Near-Term Stance On Bitcoin ETFs And BTC-USD

Given current conditions, the near-term stance on the BTC ETF complex and BTC-USD is best described as Hold with a slight bearish bias. The key inputs are straightforward. Six weeks of negative 30-day flow averages show that ETF investors are still net sellers. The recent −$142M outflow day confirms that de-risking remains active. Total BTC ETF AUM at roughly $114.99B is lower, but still large enough to exert meaningful directional pressure. Spot BTC-USD is trapped below $90,000, hovering near $87,400–$88,351, while leveraged long positioning in futures has expanded, increasing the risk of a downside squeeze. Upside scenarios require a clear break and hold above $88,210, followed by a push towards $90,308, ideally accompanied by a decisive improvement in ETF flows. Downside risk centers on a loss of $86,247 and a slide toward $84,698, which would likely trigger a more aggressive liquidation phase in perps and further ETF redemptions.
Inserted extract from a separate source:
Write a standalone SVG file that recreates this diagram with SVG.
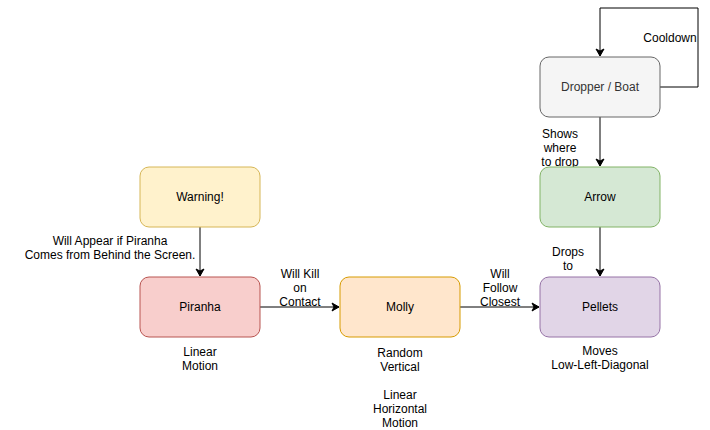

Medium-Term View: IBIT As Preferred Wrapper For Strategic Bitcoin Exposure

Medium-term, the flow and positioning data argue for a cautiously constructive view on BTC-USD, expressed through IBIT as the preferred wrapper once volatility stabilizes. The reasoning is numeric and structural. IBIT has absorbed about $29.6B of net inflows this year and $62.5B since launch, despite the recent cooling. BlackRock has classified its Bitcoin ETF as a top-three investment theme for 2025, ensuring ongoing strategic attention from asset-allocation desks. The product’s $168.58B market cap and deep liquidity allow very large institutions to build positions without significant execution slippage. The broader complex still holds $114.99B in Bitcoin assets, which can shift rapidly from a source of supply back to a source of demand when risk appetite returns. Under these conditions, the rational medium-term approach is to treat broad BTC ETFs as a Hold at current levels, while viewing IBIT specifically as a core vehicle to accumulate on weakness once price either resets closer to the low-$80Ks or reclaims the $90,000 area with improving flow data.